Fin avril, Marilyne G. a eu la désagréable surprise de voir son violeur revenir s’installer à 150 mètres de son domicile, dans le village de Croissy-Beaubourg, en Seine-et-Marne. Libéré sous bracelet électronique, ce récidiviste avait pourtant l'interdiction d’entrer en contact avec elle ou de fréquenter les écoles de ses enfants. Cette affaire que révélait Europe 1, mardi matin, pose la question de la mise en œuvre de l’éloignement géographique. Céline Parisot, ancienne juge d’application des peines et secrétaire générale de l’Union syndicale des magistrats (USM), a répondu aux questions d’Europe 1.
• Comment un violeur peut-il revenir vivre à proximité de sa victime ? Cette situation est possible "à partir du moment où tous les critères prévus par la loi sont pris en compte", affirme la magistrate. Le juge d’application des peines (JAP) "regarde toute la situation, pas seulement celle de la victime, et rend sa décision au vu de l’ensemble des éléments : la gravité des faits commis, la réinsertion possible de la personne condamnée, car c’est cela le critère premier", poursuit Céline Parisot, précisant que « c’est la réinsertion qui contribue à éviter la récidive".
• Existe-t-il une loi pour imposer un périmètre de sécurité autour des victimes ? Non, aucun périmètre de sécurité n’est prévu par la législation française. En revanche, "on prend en compte un certain nombre d’éléments notamment l’avis de la victime", explique la secrétaire générale de l'USM afin que celle-ci puisse faire savoir si cela la dérange car "les faits peuvent avoir été commis 20 ans ou un an avant, et ce sont déjà deux choses complètement différentes".
• Dans quelle mesure l’avis de la victime est-il pris en compte ? Toutefois, cet avis n’est que consultatif. Elément parmi d’autres, il peut donc ne pas être suivi. "Ce n’est pas la victime qui prend la décision d’aménagement de la peine", insiste la magistrate rappelant que la justice n’est pas affaire de "justice privée".
• Dans quel cas est prévu l’éloignement géographique ? Cette mesure peut être mise en place mais sous certaines conditions - comme dans le cas des maris violents. Elle n’est pas systématique. Pour les infractions sexuelles les plus graves – dont le viol ne fait pas partie – comme les viols aggravés, les viols avec torture ou acte de barbarie, ou les assassinats d’enfants : "Dans tous ces cas-là, il y a une obligation d’éloigner l’auteur de la victime", précise-t-elle.

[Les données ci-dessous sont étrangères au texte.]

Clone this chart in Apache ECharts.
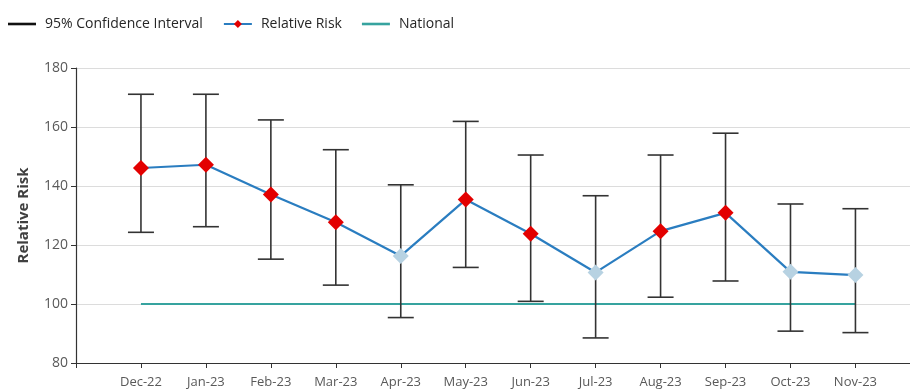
<!DOCTYPE html>
<html>
<head>
<meta charset="utf-8">
<script src="https://cdn.jsdelivr.net/npm/echarts@6/dist/echarts.min.js"></script>
<style>
  html, body { margin: 0; padding: 0; background: #fff; }
  #chart { width: 910px; height: 389px; }
</style>
</head>
<body>
<div id="chart"></div>
<script>
// Monthly relative risk with 95% confidence intervals against the national baseline
const months = ['Dec-22', 'Jan-23', 'Feb-23', 'Mar-23', 'Apr-23', 'May-23',
                'Jun-23', 'Jul-23', 'Aug-23', 'Sep-23', 'Oct-23', 'Nov-23'];
const relativeRisk = [146.1, 147.2, 137.1, 127.7, 116.3, 135.4, 123.8, 110.7, 124.7, 130.9, 110.9, 109.8];
const ciLow  = [124.3, 126.2, 115.2, 106.4, 95.4, 112.4, 100.9, 88.5, 102.3, 107.8, 90.8, 90.3];
const ciHigh = [171.1, 171.1, 162.4, 152.3, 140.4, 161.9, 150.5, 136.7, 150.5, 157.9, 133.9, 132.3];
const national = [100, 100, 100, 100, 100, 100, 100, 100, 100, 100, 100, 100];
const yTicks = { min: 80, max: 180, step: 20 };

const FONT = '"Open Sans", "Noto Sans", sans-serif';
const RED = '#e30000';
const PALE = '#b7d2e2';
const LINE_ICON = 'path://M0,0 L28,0 L28,2.6 L0,2.6 Z';

const rrData = relativeRisk.map((v, i) => ({
  value: [i, v],
  // markers are highlighted when the interval sits entirely above the national level
  itemStyle: { color: ciLow[i] > national[i] ? RED : PALE }
}));
const ciData = months.map((m, i) => [i, ciLow[i], ciHigh[i]]);
const natData = national.map((v, i) => [i, v]);
const monthPositions = months.map((m, i) => i);

const chart = echarts.init(document.getElementById('chart'), null, { renderer: 'canvas' });

chart.setOption({
  animation: false,
  backgroundColor: '#fff',
  textStyle: { fontFamily: FONT },
  legend: {
    left: 3,
    top: 12,
    itemWidth: 28,
    itemHeight: 10,
    itemGap: 20,
    textStyle: { fontFamily: FONT, fontSize: 14, color: '#262626', padding: [0, 0, 0, 4] },
    data: [
      { name: '95% Confidence Interval', icon: LINE_ICON },
      { name: 'Relative Risk' },
      { name: 'National', icon: LINE_ICON }
    ]
  },
  grid: { left: 76, top: 68, right: 0, bottom: 24.7, containLabel: false },
  xAxis: {
    type: 'value',
    min: -1,
    max: 11.84,
    axisLine: { show: true, onZero: false, lineStyle: { color: '#333', width: 1.2 } },
    axisTick: { show: true, length: 5, customValues: [-1].concat(monthPositions), lineStyle: { color: '#333' } },
    splitLine: { show: false },
    axisLabel: {
      margin: 13,
      fontFamily: FONT,
      fontSize: 13,
      color: '#595959',
      customValues: monthPositions,
      formatter: v => months[Math.round(v)] || ''
    }
  },
  yAxis: {
    type: 'value',
    min: yTicks.min,
    max: yTicks.max,
    interval: yTicks.step,
    name: 'Relative Risk',
    nameLocation: 'middle',
    nameGap: 45,
    nameTextStyle: { fontFamily: FONT, fontSize: 15, fontWeight: 'bold', color: '#404040' },
    axisLine: { show: true, onZero: false, lineStyle: { color: '#333', width: 1.2 } },
    axisTick: { show: true, length: 5, lineStyle: { color: '#333' } },
    splitLine: { show: true, lineStyle: { color: '#dcdcdc', width: 1 } },
    axisLabel: { margin: 8, fontFamily: FONT, fontSize: 14, color: '#595959' }
  },
  series: [
    {
      name: '95% Confidence Interval',
      type: 'line',
      data: [],
      symbol: 'none',
      lineStyle: { color: '#111', width: 2.5 },
      itemStyle: { color: '#111' }
    },
    {
      name: 'National',
      type: 'line',
      data: natData,
      symbol: 'none',
      z: 1,
      lineStyle: { color: '#36a39f', width: 2.2 },
      itemStyle: { color: '#36a39f' }
    },
    {
      name: 'ci-bars',
      type: 'custom',
      z: 2,
      data: ciData,
      renderItem: function (params, api) {
        const x = api.value(0);
        const lo = api.coord([x, api.value(1)]);
        const hi = api.coord([x, api.value(2)]);
        const cap = 13;
        const style = { stroke: '#333', lineWidth: 1.6 };
        return {
          type: 'group',
          children: [
            { type: 'line', shape: { x1: lo[0], y1: lo[1], x2: hi[0], y2: hi[1] }, style },
            { type: 'line', shape: { x1: hi[0] - cap, y1: hi[1], x2: hi[0] + cap, y2: hi[1] }, style },
            { type: 'line', shape: { x1: lo[0] - cap, y1: lo[1], x2: lo[0] + cap, y2: lo[1] }, style }
          ]
        };
      }
    },
    {
      name: 'Relative Risk',
      type: 'line',
      z: 3,
      data: rrData,
      symbol: 'diamond',
      symbolSize: 16,
      showAllSymbol: true,
      lineStyle: { color: '#2a7dc0', width: 2.2 },
      itemStyle: { color: RED }
    }
  ]
});
</script>
</body>
</html>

Mais à l’exception des infractions susmentionnées, "il n’y a pas d’automaticité" d’application de la mesure d’éloignement géographique, indique la secrétaire générale de l’USM. Concrètement, un condamné peut donc légalement rentrer à son domicile, même si celui-ci se situe non loin du lieu de vie de sa victime. Même si rappelle Céline Parisot, la procédure se doit "de prendre en compte les intérêts de la victime". Au juge d’application des peines de se charger de peser les intérêts de la victime tout comme ceux de la réinsertion du condamné.